El joven diestro extremeño Ginés Marín cortó una sola oreja, aunque aún se le pidiera una segunda, de un lote de toros de Domingo Hernández y Garcigrande que, por su gran clase o bravura, ayer en Madrid le pusieron en bandeja de plata un triunfo de gran rotundidad.

Aunque con ambos hizo los méritos justos para haberse llevado un trofeo, y poder haber abierto así la Puerta Grande, Marín no llegó a cuajar ni a aprovechar al completo a ninguno de los dos, lejos del nivel que exigían y ofrecían, y que le hubiera llevado a lograr un éxito indiscutible.

Las virtudes del tercero, de Domingo Hernández, fueron evidentes desde que tomó el primer capotazo: una total entrega al tomar los engaños con el hocico a ras de arena y, además, con una suavidad y una clase suprema a la hora de repetir sus largas embestidas.

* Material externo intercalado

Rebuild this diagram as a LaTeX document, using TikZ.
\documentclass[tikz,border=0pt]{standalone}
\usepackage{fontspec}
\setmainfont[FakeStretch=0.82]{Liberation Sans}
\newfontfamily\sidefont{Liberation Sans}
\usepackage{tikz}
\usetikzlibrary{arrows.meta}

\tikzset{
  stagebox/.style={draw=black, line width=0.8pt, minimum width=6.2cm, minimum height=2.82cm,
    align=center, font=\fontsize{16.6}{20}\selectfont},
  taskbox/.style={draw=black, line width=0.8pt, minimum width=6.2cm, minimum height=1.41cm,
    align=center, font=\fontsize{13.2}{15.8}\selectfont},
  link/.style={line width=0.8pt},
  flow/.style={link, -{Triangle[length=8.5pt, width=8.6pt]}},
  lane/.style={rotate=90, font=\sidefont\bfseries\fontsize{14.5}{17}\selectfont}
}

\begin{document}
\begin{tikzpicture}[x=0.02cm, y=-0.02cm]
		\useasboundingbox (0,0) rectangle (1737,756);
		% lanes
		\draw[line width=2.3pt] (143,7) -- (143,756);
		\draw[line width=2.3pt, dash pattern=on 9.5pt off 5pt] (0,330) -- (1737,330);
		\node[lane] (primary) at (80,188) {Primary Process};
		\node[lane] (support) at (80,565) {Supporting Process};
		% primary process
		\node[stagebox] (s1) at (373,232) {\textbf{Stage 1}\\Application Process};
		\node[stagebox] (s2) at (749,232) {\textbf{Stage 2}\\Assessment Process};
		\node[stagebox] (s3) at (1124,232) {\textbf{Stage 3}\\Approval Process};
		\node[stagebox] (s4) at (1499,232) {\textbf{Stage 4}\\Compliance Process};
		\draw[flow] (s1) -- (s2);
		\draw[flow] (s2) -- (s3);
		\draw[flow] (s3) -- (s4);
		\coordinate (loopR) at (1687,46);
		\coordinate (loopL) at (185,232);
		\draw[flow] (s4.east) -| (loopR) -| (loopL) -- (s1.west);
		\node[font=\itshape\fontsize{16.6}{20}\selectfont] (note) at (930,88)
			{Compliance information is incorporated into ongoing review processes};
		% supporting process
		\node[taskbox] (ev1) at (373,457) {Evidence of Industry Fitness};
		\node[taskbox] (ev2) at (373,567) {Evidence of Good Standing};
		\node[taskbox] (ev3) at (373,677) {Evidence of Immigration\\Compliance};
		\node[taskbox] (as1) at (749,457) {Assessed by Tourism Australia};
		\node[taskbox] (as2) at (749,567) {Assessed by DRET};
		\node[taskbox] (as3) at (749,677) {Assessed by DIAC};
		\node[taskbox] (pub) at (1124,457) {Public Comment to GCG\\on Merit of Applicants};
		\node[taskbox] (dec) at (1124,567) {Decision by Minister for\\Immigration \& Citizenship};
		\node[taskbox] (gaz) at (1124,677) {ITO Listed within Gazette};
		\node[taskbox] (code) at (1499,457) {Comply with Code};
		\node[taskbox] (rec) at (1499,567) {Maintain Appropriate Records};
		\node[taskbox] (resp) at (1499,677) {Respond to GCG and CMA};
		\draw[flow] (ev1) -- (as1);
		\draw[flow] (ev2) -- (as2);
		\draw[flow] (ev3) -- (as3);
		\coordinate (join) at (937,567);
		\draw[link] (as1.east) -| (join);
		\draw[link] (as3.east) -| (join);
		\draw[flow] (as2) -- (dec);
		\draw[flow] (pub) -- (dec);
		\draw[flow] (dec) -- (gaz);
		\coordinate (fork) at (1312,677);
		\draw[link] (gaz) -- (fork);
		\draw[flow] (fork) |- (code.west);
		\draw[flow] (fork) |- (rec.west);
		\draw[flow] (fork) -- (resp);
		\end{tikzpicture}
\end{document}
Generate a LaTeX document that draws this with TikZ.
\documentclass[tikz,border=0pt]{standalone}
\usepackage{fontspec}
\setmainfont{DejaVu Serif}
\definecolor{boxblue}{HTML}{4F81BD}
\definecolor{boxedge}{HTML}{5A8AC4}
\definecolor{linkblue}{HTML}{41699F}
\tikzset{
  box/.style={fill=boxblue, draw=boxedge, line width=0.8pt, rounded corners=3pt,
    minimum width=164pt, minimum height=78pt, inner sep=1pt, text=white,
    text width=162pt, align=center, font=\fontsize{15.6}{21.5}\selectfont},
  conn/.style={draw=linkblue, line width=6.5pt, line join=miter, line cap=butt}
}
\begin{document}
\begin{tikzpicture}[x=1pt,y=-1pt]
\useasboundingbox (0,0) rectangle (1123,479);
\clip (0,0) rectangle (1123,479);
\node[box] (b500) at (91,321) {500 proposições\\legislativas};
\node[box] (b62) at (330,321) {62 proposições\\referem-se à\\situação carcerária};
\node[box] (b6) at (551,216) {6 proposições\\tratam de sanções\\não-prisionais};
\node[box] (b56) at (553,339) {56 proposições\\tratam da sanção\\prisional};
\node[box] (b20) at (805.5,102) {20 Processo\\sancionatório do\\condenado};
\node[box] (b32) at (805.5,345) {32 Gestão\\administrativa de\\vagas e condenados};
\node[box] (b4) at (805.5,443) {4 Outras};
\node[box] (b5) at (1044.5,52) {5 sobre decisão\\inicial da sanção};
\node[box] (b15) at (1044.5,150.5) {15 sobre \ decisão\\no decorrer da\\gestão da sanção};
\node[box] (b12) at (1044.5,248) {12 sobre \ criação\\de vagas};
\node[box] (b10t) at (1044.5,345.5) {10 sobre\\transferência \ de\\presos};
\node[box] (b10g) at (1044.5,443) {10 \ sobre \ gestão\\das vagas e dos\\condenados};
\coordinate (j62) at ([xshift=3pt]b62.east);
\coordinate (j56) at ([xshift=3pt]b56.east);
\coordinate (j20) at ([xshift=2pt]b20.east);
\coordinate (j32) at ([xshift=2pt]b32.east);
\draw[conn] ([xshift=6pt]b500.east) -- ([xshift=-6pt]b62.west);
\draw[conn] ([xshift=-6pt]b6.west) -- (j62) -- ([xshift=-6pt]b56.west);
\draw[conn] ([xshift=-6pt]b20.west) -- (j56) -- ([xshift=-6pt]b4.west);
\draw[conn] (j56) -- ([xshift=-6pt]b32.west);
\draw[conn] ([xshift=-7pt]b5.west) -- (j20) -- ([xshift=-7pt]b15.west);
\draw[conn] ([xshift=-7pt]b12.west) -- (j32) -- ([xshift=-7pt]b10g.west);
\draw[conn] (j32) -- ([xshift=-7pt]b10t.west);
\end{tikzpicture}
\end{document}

No se entendió, por tanto, que, después de haberlo cuajado a la verónica, abriera la faena de muleta con muletazos tan secos y cortantes que, aun así, no mermaron ni un gramo la calidad del ejemplar. Mientras duraron las inercias de esas nítidas arrancadas en las primeras tandas de pases, el extremeño pegó pases cómoda y ligeramente al aire del toro. Y cuando estas mermaron, cuando había que engancharlas con temple y entrega, tendió a meterse en la pala del pitón con una falta de sinceridad que el animal no merecía. También mató de un espadazo al sexto, pero precedido de un pinchazo que, probablemente, fue el clavo al que se agarró el presidente para no darle la segunda oreja.